▸ **Data block**:
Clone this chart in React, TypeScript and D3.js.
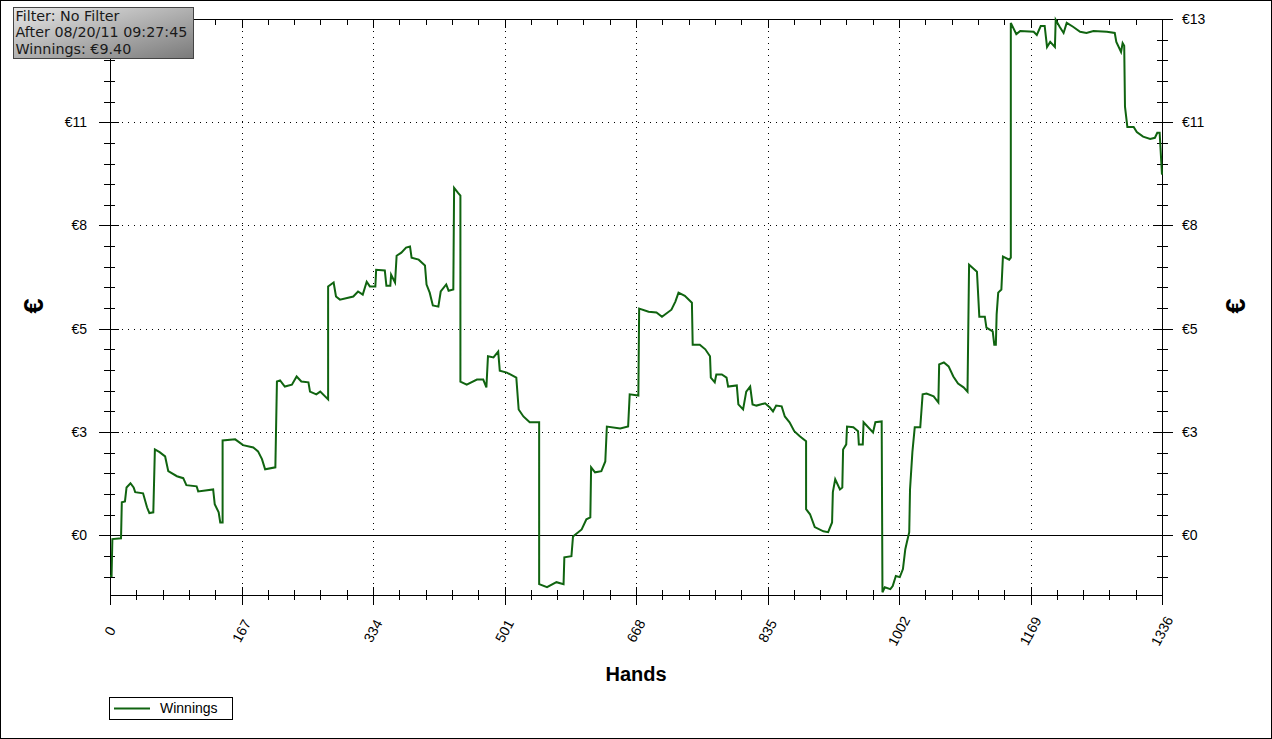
import * as d3 from "d3";
import { useEffect, useRef } from "react";

const WIDTH = 1272;
const HEIGHT = 739;
const PLOT = { left: 110, right: 1162, top: 19, bottom: 595 };

// hand number / running winnings (€)
const HANDS = [
  0, 2, 3, 14, 15, 19, 21, 26, 30, 32, 42, 47, 50, 55, 57, 63, 70, 74, 85, 93,
  97, 110, 112, 131, 133, 138, 140, 143, 143, 159, 169, 182, 188, 193, 197, 210,
  212, 216, 222, 231, 237, 243, 252, 254, 262, 267, 277, 277, 284, 287, 292, 309,
  315, 321, 326, 330, 337, 338, 349, 351, 356, 357, 362, 364, 370, 376, 381, 383,
  392, 400, 402, 406, 410, 417, 420, 427, 430, 436, 437, 442, 445, 445, 453, 466,
  474, 478, 480, 487, 493, 495, 504, 516, 519, 525, 533, 545, 545, 555, 567, 576,
  577, 586, 588, 599, 605, 610, 611, 616, 624, 629, 631, 648, 658, 660, 671, 672,
  684, 694, 701, 713, 718, 722, 730, 739, 740, 749, 756, 762, 763, 768, 770, 777,
  783, 785, 796, 798, 804, 808, 813, 816, 821, 832, 838, 842, 846, 853, 857, 863,
  869, 876, 884, 884, 889, 895, 906, 912, 917, 918, 921, 927, 930, 931, 935, 936,
  944, 950, 951, 956, 957, 969, 972, 980, 981, 984, 991, 994, 998, 1003, 1007,
  1010, 1012, 1015, 1016, 1019, 1022, 1029, 1032, 1037, 1046, 1052, 1053, 1059,
  1065, 1071, 1077, 1084, 1089, 1091, 1101, 1104, 1111, 1113, 1121, 1123, 1125,
  1126, 1128, 1132, 1134, 1142, 1144, 1144, 1151, 1156, 1173, 1177, 1182, 1187,
  1190, 1194, 1200, 1201, 1206, 1211, 1215, 1223, 1232, 1240, 1249, 1266, 1276,
  1278, 1284, 1286, 1288, 1289, 1292, 1300, 1304, 1312, 1321, 1327, 1330, 1333,
  1336,
];
const WINNINGS = [
  -1.05, -1.05, -0.1, -0.08, 0.85, 0.87, 1.23, 1.34, 1.23, 1.11, 1.08, 0.72, 0.57,
  0.59, 2.21, 2.14, 2.03, 1.65, 1.52, 1.47, 1.29, 1.26, 1.13, 1.18, 0.8, 0.59,
  0.33, 0.33, 2.44, 2.47, 2.32, 2.26, 2.16, 1.96, 1.7, 1.75, 3.96, 3.99, 3.83,
  3.88, 4.09, 3.96, 3.94, 3.7, 3.63, 3.7, 3.5, 6.41, 6.51, 6.15, 6.07, 6.15, 6.28,
  6.2, 6.53, 6.41, 6.41, 6.84, 6.82, 6.43, 6.43, 6.71, 6.51, 7.2, 7.28, 7.41,
  7.44, 7.15, 7.1, 6.95, 6.46, 6.25, 5.92, 5.89, 6.28, 6.46, 6.3, 6.33, 8.95,
  8.82, 8.75, 3.96, 3.88, 4.01, 4.01, 3.81, 4.61, 4.58, 4.73, 4.24, 4.19, 4.06,
  3.24, 3.06, 2.91, 2.91, -1.26, -1.34, -1.21, -1.26, -0.57, -0.54, -0.03, 0.15,
  0.41, 0.46, 1.75, 1.62, 1.65, 1.9, 2.8, 2.75, 2.8, 3.63, 3.6, 5.84, 5.76, 5.74,
  5.63, 5.81, 6.02, 6.25, 6.17, 5.99, 4.91, 4.91, 4.79, 4.61, 4.06, 3.94, 4.14,
  4.14, 4.06, 3.83, 3.86, 3.37, 3.24, 3.7, 3.83, 3.37, 3.34, 3.4, 3.29, 3.19,
  3.34, 3.32, 3.06, 2.91, 2.68, 2.55, 2.42, 0.67, 0.54, 0.21, 0.1, 0.08, 0.33,
  1.11, 1.44, 1.18, 1.23, 2.21, 2.34, 2.8, 2.78, 2.68, 2.34, 2.34, 2.91, 2.65,
  2.91, 2.93, -1.47, -1.34, -1.39, -1.31, -1.05, -1.08, -0.87, -0.36, -0.18, 0.08,
  1.18, 2.14, 2.78, 2.78, 3.63, 3.65, 3.58, 3.42, 4.4, 4.45, 4.35, 4.09, 3.91,
  3.81, 3.7, 6.97, 6.79, 5.63, 5.63, 5.35, 5.25, 4.91, 4.91, 5.69, 6.25, 6.33,
  7.18, 7.1, 7.15, 13.2, 12.91, 12.99, 12.97, 12.89, 13.12, 13.12, 12.58, 12.71,
  12.58, 13.28, 13.1, 12.94, 13.2, 13.1, 12.97, 12.94, 12.99, 12.97, 12.94, 12.71,
  12.45, 12.68, 12.61, 11.04, 10.52, 10.52, 10.39, 10.27, 10.21, 10.24, 10.37,
  10.37, 9.29,
];

const X_TICKS = [0, 167, 334, 501, 668, 835, 1002, 1169, 1336];
const X_MINOR_STEP = 33.4;
const Y_DOMAIN = [-1.54, 13.3];
const Y_TICKS = [0, 2.66, 5.32, 7.98, 10.64, 13.3];
const Y_LABELS = ["€0", "€3", "€5", "€8", "€11", "€13"];
const Y_MINOR_STEP = 0.532;

const INFO_LINES = [
  "Filter: No Filter",
  "After 08/20/11 09:27:45",
  "Winnings: €9.40",
];
const SERIES_NAME = "Winnings";
const X_TITLE = "Hands";
const Y_TITLE = "€";
const LINE_COLOR = "#106410";
const FONT = "'Liberation Sans', Arial, sans-serif";

const px = (v: number) => Math.round(v) + 0.5;

const WinningsChart = () => {
  const ref = useRef<SVGSVGElement>(null);

  useEffect(() => {
    const svg = d3.select(ref.current);
    svg.selectAll("*").remove();

    const x = d3
      .scaleLinear()
      .domain([0, 1336])
      .range([PLOT.left, PLOT.right]);
    const y = d3
      .scaleLinear()
      .domain(Y_DOMAIN)
      .range([PLOT.bottom, PLOT.top]);

    svg
      .append("rect")
      .attr("x", 0.5)
      .attr("y", 0.5)
      .attr("width", WIDTH - 1)
      .attr("height", HEIGHT - 1)
      .attr("fill", "#fff")
      .attr("stroke", "#000");

    const line = (x1: number, y1: number, x2: number, y2: number, dash?: string) =>
      svg
        .append("line")
        .attr("x1", x1)
        .attr("y1", y1)
        .attr("x2", x2)
        .attr("y2", y2)
        .attr("stroke", "#000")
        .attr("stroke-width", 1)
        .attr("stroke-dasharray", dash ?? null);

    // dotted grid
    X_TICKS.slice(1, -1).forEach((t) =>
      line(px(x(t)), PLOT.top, px(x(t)), PLOT.bottom, "1 5")
    );
    Y_TICKS.slice(1, -1).forEach((t) =>
      line(PLOT.left, px(y(t)), PLOT.right, px(y(t)), "1 5")
    );

    // zero line and frame
    line(PLOT.left - 11, px(y(0)), PLOT.right + 11, px(y(0)));
    line(PLOT.left - 11, px(PLOT.top), PLOT.right + 11, px(PLOT.top));
    line(px(PLOT.left), PLOT.top, px(PLOT.left), PLOT.bottom + 10);
    line(px(PLOT.right), PLOT.top, px(PLOT.right), PLOT.bottom + 10);
    line(PLOT.left, px(PLOT.bottom), PLOT.right, px(PLOT.bottom));

    // x ticks (bottom + top)
    const xMinor = d3.range(0, 1336 + 0.01, X_MINOR_STEP);
    xMinor.forEach((t) => {
      const xx = px(x(t));
      line(xx, PLOT.bottom - 5, xx, PLOT.bottom + 5);
      line(xx, PLOT.top, xx, PLOT.top + 6);
    });
    X_TICKS.forEach((t) => {
      const xx = px(x(t));
      line(xx, PLOT.bottom - 8, xx, PLOT.bottom + 10);
      line(xx, PLOT.top, xx, PLOT.top + 9);
    });

    // y ticks (left + right)
    const yMinor = d3.range(-2 * Y_MINOR_STEP, Y_DOMAIN[1] + 0.01, Y_MINOR_STEP);
    yMinor.forEach((t) => {
      const yy = px(y(t));
      line(PLOT.left - 6, yy, PLOT.left + 5, yy);
      line(PLOT.right - 5, yy, PLOT.right + 6, yy);
    });
    Y_TICKS.forEach((t) => {
      const yy = px(y(t));
      line(PLOT.left - 11, yy, PLOT.left + 9, yy);
      line(PLOT.right - 9, yy, PLOT.right + 11, yy);
    });

    // tick labels (the top-left one sits under the info box, so it is skipped)
    Y_TICKS.forEach((t, i) => {
      if (i < Y_TICKS.length - 1) {
        svg
          .append("text")
          .attr("x", PLOT.left - 23)
          .attr("y", y(t))
          .attr("dy", "0.35em")
          .attr("text-anchor", "end")
          .style("font-family", FONT)
          .style("font-size", "14px")
          .text(Y_LABELS[i]);
      }
      svg
        .append("text")
        .attr("x", PLOT.right + 20)
        .attr("y", y(t))
        .attr("dy", "0.35em")
        .attr("text-anchor", "start")
        .style("font-family", FONT)
        .style("font-size", "14px")
        .text(Y_LABELS[i]);
    });

    X_TICKS.forEach((t) => {
      svg
        .append("text")
        .attr("transform", `translate(${x(t)},${PLOT.bottom + 36}) rotate(-62)`)
        .attr("dy", "0.35em")
        .attr("text-anchor", "middle")
        .style("font-family", FONT)
        .style("font-size", "14px")
        .text(String(t));
    });

    // axis titles
    svg
      .append("text")
      .attr("x", (PLOT.left + PLOT.right) / 2)
      .attr("y", 681)
      .attr("text-anchor", "middle")
      .style("font-family", FONT)
      .style("font-size", "20px")
      .style("font-weight", "bold")
      .text(X_TITLE);
    [34, 1236].forEach((cx) =>
      svg
        .append("text")
        .attr("transform", `translate(${cx},${306}) rotate(-90)`)
        .attr("dy", "0.35em")
        .attr("text-anchor", "middle")
        .style("font-family", FONT)
        .style("font-size", "27px")
        .style("font-weight", "bold")
        .text(Y_TITLE)
    );

    // series
    const points = HANDS.map((h, i) => [h, WINNINGS[i]] as [number, number]);
    const path = d3
      .line<[number, number]>()
      .x((d) => x(d[0]))
      .y((d) => y(d[1]));
    svg
      .append("path")
      .attr("d", path(points))
      .attr("fill", "none")
      .attr("stroke", LINE_COLOR)
      .attr("stroke-width", 2)
      .attr("stroke-linejoin", "miter");

    // info box
    const defs = svg.append("defs");
    const grad = defs
      .append("linearGradient")
      .attr("id", "infoGrad")
      .attr("x1", "0")
      .attr("y1", "0")
      .attr("x2", "1")
      .attr("y2", "1");
    grad.append("stop").attr("offset", "0%").attr("stop-color", "#e8e8e8");
    grad.append("stop").attr("offset", "100%").attr("stop-color", "#7a7a7a");

    svg
      .append("rect")
      .attr("x", 13.5)
      .attr("y", 7.5)
      .attr("width", 180)
      .attr("height", 51)
      .attr("fill", "url(#infoGrad)")
      .attr("stroke", "#444");

    INFO_LINES.forEach((s, i) => {
      svg
        .append("text")
        .attr("x", 15.5)
        .attr("y", 21 + i * 16.3)
        .style("font-family", "'DejaVu Sans', Verdana, sans-serif")
        .style("font-size", "14.3px")
        .attr("fill", "#1a1a1a")
        .text(s);
    });

    // legend
    svg
      .append("rect")
      .attr("x", 109.5)
      .attr("y", 697.5)
      .attr("width", 123)
      .attr("height", 22)
      .attr("fill", "#fff")
      .attr("stroke", "#000");
    svg
      .append("line")
      .attr("x1", 114)
      .attr("x2", 150)
      .attr("y1", 708.5)
      .attr("y2", 708.5)
      .attr("stroke", LINE_COLOR)
      .attr("stroke-width", 2);
    svg
      .append("text")
      .attr("x", 160)
      .attr("y", 713)
      .style("font-family", FONT)
      .style("font-size", "14px")
      .text(SERIES_NAME);
  }, []);

  return (
    <svg
      ref={ref}
      width={WIDTH}
      height={HEIGHT}
      style={{ position: "absolute", left: 0, top: 0, display: "block" }}
    />
  );
};

export default function App() {
  return <WinningsChart />;
}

▸ **What you need to do**:
Emit the lines of the material exactly, from its first line to the line containing "19, bottom: 595", inclusive; leave every picture out.

▸ **Exercise solution**:
Clone this chart in React, TypeScript and D3.js.
import * as d3 from "d3";
import { useEffect, useRef } from "react";

const WIDTH = 1272;
const HEIGHT = 739;
const PLOT = { left: 110, right: 1162, top: 19, bottom: 595 };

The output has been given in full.